20. Como se sabe, as normas orçamentais em vigor dirigidas à diminuição dos encargos com os trabalhadores que exercem funções públicas, designadamente a proibição de valorizações remuneratórias e a imposição de reduções nas mesmas remunerações, suscitaram dúvidas relevantes na sua aplicação, de que são demonstrativas, aliás, as queixas que, em número significativo, me foram dirigidas a esse propósito. A necessidade, pois, de assegurar o exercício pleno de funções por parte dos magistrados após a conclusão do estágio terá conduzido o legislador, por prudência, a utilizar a oportunidade resultante da modificação dos respectivos estatutos em matéria de aposentação para aprovar norma que torna claro que aquela situação não traduz uma valorização remuneratória.
21. Prudência tanto mais justificada quanto o elenco orçamental de actos qualificados como valorizações remuneratórias integra as “nomeações”. No entanto, no caso objecto da queixa, como em todas as outras situações de alteração remuneratória resultante da conclusão do período probatório numa relação de emprego público (entenda-se, sujeita ao âmbito de aplicação da LVCR), não está em causa, como já se demonstrou, qualquer nomeação após o estágio.

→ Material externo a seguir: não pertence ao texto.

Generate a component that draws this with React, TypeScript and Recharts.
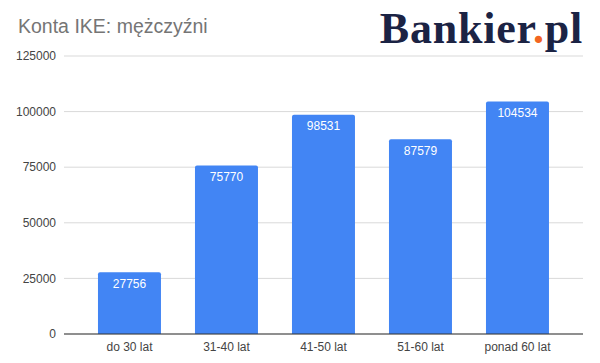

22. Na verdade, constituindo o período experimental a fase inicial de uma relação de emprego público anteriormente constituída, não há lugar à prática de qualquer novo acto de nomeação ou de nova celebração de contrato. Tanto basta, creio, para não reconhecer às referidas normas dos estatutos dos magistrados (não sujeitos à LVCR, como é sabido) a virtualidade de legitimar, por argumento a contrario, a conclusão de que a situação da queixa, e todas as similares, se encontram atingidas pela regra interditiva.
III – Recomendação
São estas as razões, Senhor Presidente, que, no exercício do poder que me é conferido pela al. a), do n.º 1, do art.º 20.º do Estatuto do Provedor de Justiça, aprovado pela Lei n.º 9/91, de 9 de Abril, me levam a recomendar a V. Exa. que pratique os actos necessários com vista a que os agentes municipais que concluíram o estágio com aproveitamento sejam remunerados pelo 1.º escalão correspondente à categoria de agente municipal de 2.ª classe, com efeitos a partir da data do acto que reconheceu a aprovação no estágio.
Solicito, ainda, a V. Exa. que, em cumprimento do dever consagrado no art. 38.º, n.º 2, do mesmo Estatuto, se digne informar sobre a sequência que o assunto vier a merecer.
Queira aceitar, Senhor Presidente, os meus melhores cumprimentos.